What the benchmarks show is that in particular tasks the bulldozer architecture does well, but we already knew that - it has a massive parallel int throughput - just take a look at the
Dhrystone CPU test in the guru3d review you linked to. FX-4100's parallel int throughput (@3.6GHz) is higher than the PII X4 975BE (also @ 3.6GHz). So in ideal circumstances the parallel int throughput of bulldozer *has* gone up compared to Phenom II. So we can assume that in the benchmark tasks you've highlighted Bulldozer is able to make use of it's very high int throughput. Compare that to the Whetstone (FPU) chart, and you'll see where AMD have come unstuck: given ideal FPU circumstances the FX4100 falls well behind the PII 975BE, and is scrapping with the A8-3850, which has a 700MHz (~ 20%) clock speed shortfall.
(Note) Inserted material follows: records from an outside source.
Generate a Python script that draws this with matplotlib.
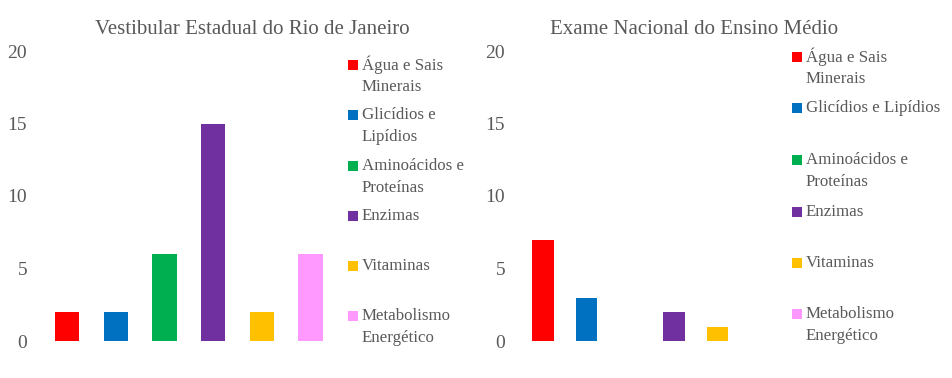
import matplotlib
matplotlib.use("Agg")
import matplotlib.pyplot as plt
from matplotlib.patches import Rectangle

W, H = 953, 378

titles = ["Vestibular Estadual do Rio de Janeiro", "Exame Nacional do Ensino Médio"]
labels_uerj = ["Água e Sais\nMinerais", "Glicídios e\nLipídios", "Aminoácidos e\nProteínas",
               "Enzimas", "Vitaminas", "Metabolismo\nEnergético"]
labels_enem = ["Água e Sais\nMinerais", "Glicídios e Lipídios", "Aminoácidos e\nProteínas",
               "Enzimas", "Vitaminas", "Metabolismo\nEnergético"]
values_uerj = [2, 2, 6, 15, 2, 6]
values_enem = [7, 3, 0, 2, 1, 0]
colors = ["#FF0000", "#0070C0", "#00B050", "#7030A0", "#FFC000", "#FF99FF"]
yticks = [0, 5, 10, 15, 20]

TEXT = "#595959"
plt.rcParams["font.family"] = ["Liberation Serif", "DejaVu Serif"]

fig = plt.figure(figsize=(W / 100, H / 100), dpi=100)


def px_axes(x0, y_top, x1, y_bot):
    return fig.add_axes([x0 / W, 1 - y_bot / H, (x1 - x0) / W, (y_bot - y_top) / H])


def legend(x_sq, first_line_y, labels):
    for lab, yc, col in zip(labels, first_line_y, colors):
        fig.add_artist(Rectangle((x_sq / W, 1 - (yc + 5) / H), 10 / W, 10 / H,
                                 transform=fig.transFigure, color=col, lw=0))
        for i, line in enumerate(lab.split("\n")):
            fig.text((x_sq + 14) / W, 1 - (yc + i * 22) / H, line, color=TEXT,
                     fontsize=12.2, va="center", ha="left")


panels = [
    (px_axes(43, 51, 335, 341), titles[0], values_uerj, labels_uerj, 348,
     [65, 115, 166, 216, 266, 316], 252),
    (px_axes(521, 51, 783, 341), titles[1], values_enem, labels_enem, 792,
     [57, 108, 160, 212, 263, 314], 694),
]

for ax, title, vals, labs, x_sq, ys, title_x in panels:
    ax.bar(range(len(vals)), vals, width=0.5, color=colors)
    ax.set_xlim(-0.5, len(vals) - 0.5)
    ax.set_ylim(0, 20)
    ax.set_yticks(yticks)
    ax.set_xticks([])
    ax.tick_params(axis="y", length=0, pad=11.5, labelsize=14, labelcolor=TEXT)
    for s in ax.spines.values():
        s.set_visible(False)
    fig.text(title_x / W, 1 - 29 / H, title, color=TEXT, fontsize=15,
             ha="center", va="center")
    legend(x_sq, ys, labs)

fig.savefig("out.png", dpi=100)
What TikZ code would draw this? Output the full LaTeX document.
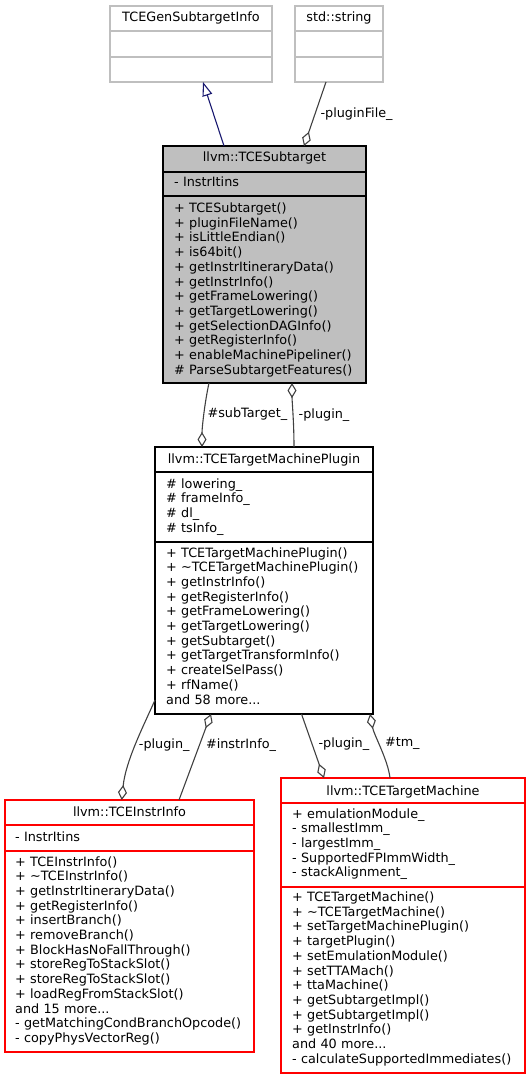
\documentclass[tikz,border=0pt]{standalone}
\usepackage{fontspec}
\setmainfont{DejaVu Sans}
\usepackage{xcolor}
\usetikzlibrary{arrows.meta, calc}

\definecolor{edgegray}{HTML}{404040}
\definecolor{boxgray}{HTML}{BFBFBF}
\definecolor{inhblue}{HTML}{191970}

\tikzset{
  umlbox/.style={draw=black, fill=white, line width=1.3pt, inner sep=0pt, outer sep=0pt, anchor=north west},
  sidebox/.style={umlbox, draw=boxgray},
  redbox/.style={umlbox, draw=red},
  curbox/.style={umlbox, fill=boxgray},
  divider/.style={line width=1.3pt},
  classtitle/.style={anchor=base, inner sep=0pt},
  memberlist/.style={anchor=base west, inner sep=0pt, align=left, text width=240pt},
  aggr/.style={draw=edgegray, line width=1.1pt, -{Diamond[open,length=15pt,width=9pt]}},
  inherit/.style={draw=inhblue, line width=1.1pt, -{Triangle[open,length=14pt,width=10pt]}},
  role/.style={inner sep=0pt},
}

\begin{document}
\begin{tikzpicture}[x=1pt, y=-1pt, font=\fontsize{12.8}{14.7}\selectfont]
\useasboundingbox (0,0) rectangle (531,1080);

% base classes
\node[sidebox, minimum width=162pt, minimum height=76pt] (gen) at (110,6) {};
\draw[divider, boxgray] (gen.west |- 0,31) -- (gen.east |- 0,31);
\draw[divider, boxgray] (gen.west |- 0,57) -- (gen.east |- 0,57);
\node[classtitle] (gen-title) at ($(gen.north)+(0,15.5)$) {TCEGenSubtargetInfo};

\node[sidebox, minimum width=88pt, minimum height=76pt] (str) at (295,6) {};
\draw[divider, boxgray] (str.west |- 0,31) -- (str.east |- 0,31);
\draw[divider, boxgray] (str.west |- 0,57) -- (str.east |- 0,57);
\node[classtitle] (str-title) at ($(str.north)+(0,15.5)$) {std::string};

% llvm::TCESubtarget
\node[curbox, minimum width=203pt, minimum height=237pt] (sub) at (163,146) {};
\draw[divider] (sub.west |- 0,172) -- (sub.east |- 0,172);
\draw[divider] (sub.west |- 0,196) -- (sub.east |- 0,196);
\node[classtitle] (sub-title) at ($(sub.north)+(0,15)$) {llvm::TCESubtarget};
\node[memberlist] (sub-attr) at (174,186.5) {- InstrItins};
\node[memberlist] (sub-ops) at (174,212.5) {+ TCESubtarget()\\+ pluginFileName()\\+ isLittleEndian()\\+ is64bit()\\+ getInstrItineraryData()\\+ getInstrInfo()\\+ getFrameLowering()\\+ getTargetLowering()\\+ getSelectionDAGInfo()\\+ getRegisterInfo()\\+ enableMachinePipeliner()\\\# ParseSubtargetFeatures()};

% llvm::TCETargetMachinePlugin
\node[umlbox, minimum width=218pt, minimum height=267pt] (plug) at (155,447) {};
\draw[divider] (plug.west |- 0,472) -- (plug.east |- 0,472);
\draw[divider] (plug.west |- 0,542) -- (plug.east |- 0,542);
\node[classtitle] (plug-title) at ($(plug.north)+(0,16)$) {llvm::TCETargetMachinePlugin};
\node[memberlist] (plug-attr) at (166,488) {\# lowering\_\\\# frameInfo\_\\\# dl\_\\\# tsInfo\_};
\node[memberlist] (plug-ops) at (166,557) {+ TCETargetMachinePlugin()\\+ \textasciitilde TCETargetMachinePlugin()\\+ getInstrInfo()\\+ getRegisterInfo()\\+ getFrameLowering()\\+ getTargetLowering()\\+ getSubtarget()\\+ getTargetTransformInfo()\\+ createISelPass()\\+ rfName()\\and 58 more...};

% llvm::TCEInstrInfo
\node[redbox, minimum width=249pt, minimum height=252pt] (instr) at (5,800) {};
\draw[divider, red] (instr.west |- 0,825) -- (instr.east |- 0,825);
\draw[divider, red] (instr.west |- 0,851) -- (instr.east |- 0,851);
\node[classtitle] (instr-title) at ($(instr.north)+(0,16)$) {llvm::TCEInstrInfo};
\node[memberlist] (instr-attr) at (15,841) {- InstrItins};
\node[memberlist] (instr-ops) at (15,866) {+ TCEInstrInfo()\\+ \textasciitilde TCEInstrInfo()\\+ getInstrItineraryData()\\+ getRegisterInfo()\\+ insertBranch()\\+ removeBranch()\\+ BlockHasNoFallThrough()\\+ storeRegToStackSlot()\\+ storeRegToStackSlot()\\+ loadRegFromStackSlot()\\and 15 more...\\- getMatchingCondBranchOpcode()\\- copyPhysVectorReg()};

% llvm::TCETargetMachine
\node[redbox, minimum width=244pt, minimum height=295pt] (tm) at (281,778) {};
\draw[divider, red] (tm.west |- 0,803) -- (tm.east |- 0,803);
\draw[divider, red] (tm.west |- 0,887) -- (tm.east |- 0,887);
\node[classtitle] (tm-title) at ($(tm.north)+(0,17)$) {llvm::TCETargetMachine};
\node[memberlist] (tm-attr) at (292,818) {+ emulationModule\_\\- smallestImm\_\\- largestImm\_\\- SupportedFPImmWidth\_\\- stackAlignment\_};
\node[memberlist] (tm-ops) at (292,901.5) {+ TCETargetMachine()\\+ \textasciitilde TCETargetMachine()\\+ setTargetMachinePlugin()\\+ targetPlugin()\\+ setEmulationModule()\\+ setTTAMach()\\+ ttaMachine()\\+ getSubtargetImpl()\\+ getSubtargetImpl()\\+ getInstrInfo()\\and 40 more...\\- calculateSupportedImmediates()};

% relations
\draw[inherit] (sub.north -| 224,0) -- (gen.south -| 203,0);
\draw[aggr] (str.south -| 326,0) -- (sub.north -| 304,0) node[role, midway, right=5pt] {-pluginFile\_};
\draw[aggr] (sub.south -| 209,0) .. controls +(-4,18) and +(0,-20) .. (plug.north -| 202,0) node[role, pos=0.5, right=3pt] {\#subTarget\_};
\draw[aggr] (plug.north -| 294,0) .. controls +(0,-25) and +(0,18) .. (sub.south -| 292,0) node[role, pos=0.45, right=5pt] {-plugin\_};
\draw[aggr] (plug.west |- 0,700) .. controls +(-12,27) and +(4,-39) .. (instr.north -| 121.7,0) node[role, pos=0.5, right=3pt] {-plugin\_};
\draw[aggr] (instr.north -| 179,0) -- (plug.south -| 211,0) node[role, pos=0.64, right=6pt] {\#instrInfo\_};
\draw[aggr] (plug.south -| 301.5,0) -- (tm.north -| 324,0) node[role, pos=0.47, right=6pt] {-plugin\_};
\draw[aggr] (tm.north -| 390,0) .. controls +(-2,-18) and +(4,21) .. (plug.south -| 370,0) node[role, pos=0.55, right=5pt] {\#tm\_};
\end{tikzpicture}
\end{document}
Any task which involves FPU usage, or fails to make optimal use of the parallel int throughput, is going to perform less well.
Bulldozer is an odd beast really - there's obviously a lot of potential sitting there untapped. As I said before, I'd love Trinity to fix all of the problems and come out 20% faster than Llano,
at the same clocks, in a wide range of tasks. But what I suspect is that we'll get a 20% increase in those parallel int tasks where bulldozer is already matching / beating PII on IPC, coupled with the same performance, or possibly even slightly worse, on all the other tests - bulldozer is already looking at up to 20% worse IPC in flop workloads compared to Llano, and the roadmap only claims ~15% improvement for piledriver...